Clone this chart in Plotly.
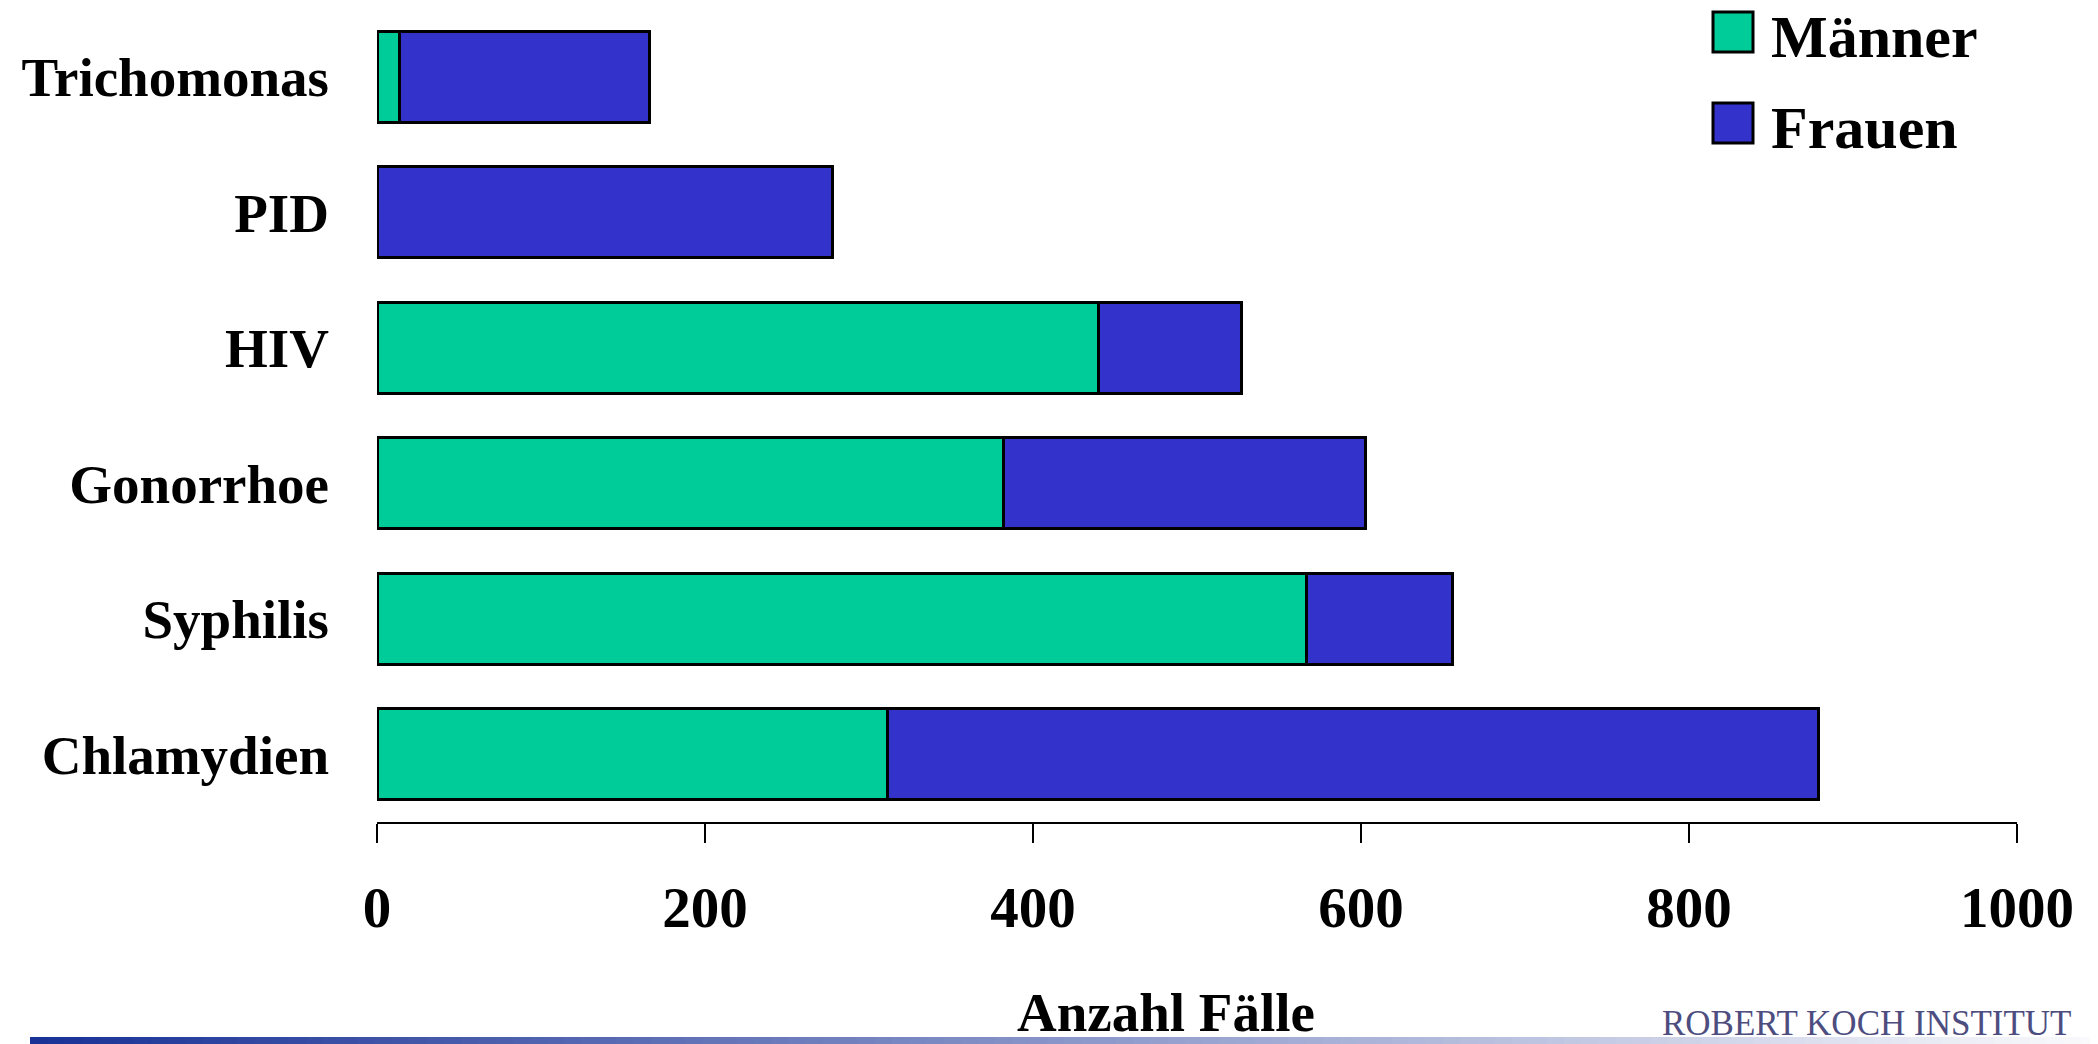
import plotly.graph_objects as go

categories = ["Chlamydien", "Syphilis", "Gonorrhoe", "HIV", "PID", "Trichomonas"]
maenner = [311, 567, 382, 440, 0, 14]
frauen = [568, 89, 221, 87, 278, 152]
x_ticks = [0, 200, 400, 600, 800, 1000]
series_names = ["Männer", "Frauen"]

GREEN = "#00CC99"
BLUE = "#3333CC"
FONT = "Liberation Serif"

OFF = 8  # default page body margin
W, H = 2098 - OFF, 1044 - OFF
L = 377 - OFF
T = 9 - OFF
PLOT_BOTTOM = 822 - OFF
PLOT_RIGHT = 2017 - OFF
R = W - PLOT_RIGHT
B = H - PLOT_BOTTOM
PW, PH = W - L - R, H - T - B


def px_x(px):  # px in reference (window) coordinates
    return (px - OFF - L) / PW


def px_y(py):
    return (PLOT_BOTTOM - (py - OFF)) / PH


fig = go.Figure()
for name, vals, col in [(series_names[0], maenner, GREEN), (series_names[1], frauen, BLUE)]:
    fig.add_trace(go.Bar(
        y=categories, x=vals, name=name, orientation="h",
        marker=dict(color=col, line=dict(color="black", width=3)),
        showlegend=False,
    ))

shapes = []
annotations = []

# custom legend
leg = [(series_names[0], GREEN, 12, 52), (series_names[1], BLUE, 103, 143)]
for name, col, y0, y1 in leg:
    shapes.append(dict(type="rect", xref="paper", yref="paper",
                       x0=px_x(1713), x1=px_x(1753), y0=px_y(y1), y1=px_y(y0),
                       fillcolor=col, line=dict(color="black", width=3)))
    annotations.append(dict(text="<b>%s</b>" % name, xref="paper", yref="paper",
                            x=px_x(1769), y=px_y((y0 + y1) / 2 + 5), xanchor="left", yanchor="middle",
                            showarrow=False, font=dict(family=FONT, size=60, color="black")))

# axis title
annotations.append(dict(text="<b>Anzahl Fälle</b>", xref="paper", yref="paper",
                        x=px_x(1166), y=px_y(1045), xanchor="center", yanchor="bottom",
                        showarrow=False, font=dict(family=FONT, size=55, color="black")))

# footer gradient band
n = 120
x_start, x_end = 30, 2098
c0 = (25, 50, 150)
c1 = (250, 250, 252)
for i in range(n):
    t = i / (n - 1)
    c = tuple(int(round(c0[k] + (c1[k] - c0[k]) * t)) for k in range(3))
    xa = x_start + (x_end - x_start) * i / n
    xb = x_start + (x_end - x_start) * (i + 1) / n + 1
    shapes.append(dict(type="rect", xref="paper", yref="paper",
                       x0=px_x(xa), x1=px_x(xb), y0=px_y(1044), y1=px_y(1037),
                       fillcolor="rgb(%d,%d,%d)" % c, line=dict(width=0), layer="below"))

annotations.append(dict(text="ROBERT KOCH INSTITUT", xref="paper", yref="paper",
                        x=px_x(2073), y=px_y(1045), xanchor="right", yanchor="bottom",
                        showarrow=False,
                        font=dict(family=FONT, size=35, color="#4d4d80")))

fig.update_layout(
    barmode="stack",
    bargap=0.33,
    width=W, height=H,
    margin=dict(l=L, r=R, t=T, b=B, pad=0),
    plot_bgcolor="white", paper_bgcolor="white",
    shapes=shapes, annotations=annotations,
    showlegend=False,
    xaxis=dict(range=[0, 1000], tickvals=x_ticks, ticktext=["<b>%d</b>" % v for v in x_ticks],
               showgrid=False, zeroline=False, showline=True, linecolor="black", linewidth=2,
               ticks="outside", ticklen=19, tickwidth=2, tickcolor="black",
               tickfont=dict(family=FONT, size=57, color="black"),
               ticklabelstandoff=16),
    yaxis=dict(range=[-0.5, 5.5], categoryorder="array", categoryarray=categories,
               tickvals=categories, ticktext=["<b>%s</b>" % c for c in categories],
               showgrid=False, zeroline=False, showline=False, ticks="",
               tickfont=dict(family=FONT, size=55, color="black"),
               ticklabelstandoff=47),
)

fig.write_html("out.html")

TASK PROMPT
Copy exactly the lines running from the beginning of the listing through the line that has "import plotly.graph_objects as go". Drop the pictures.

THE RESULT
Clone this chart in Plotly.
import plotly.graph_objects as go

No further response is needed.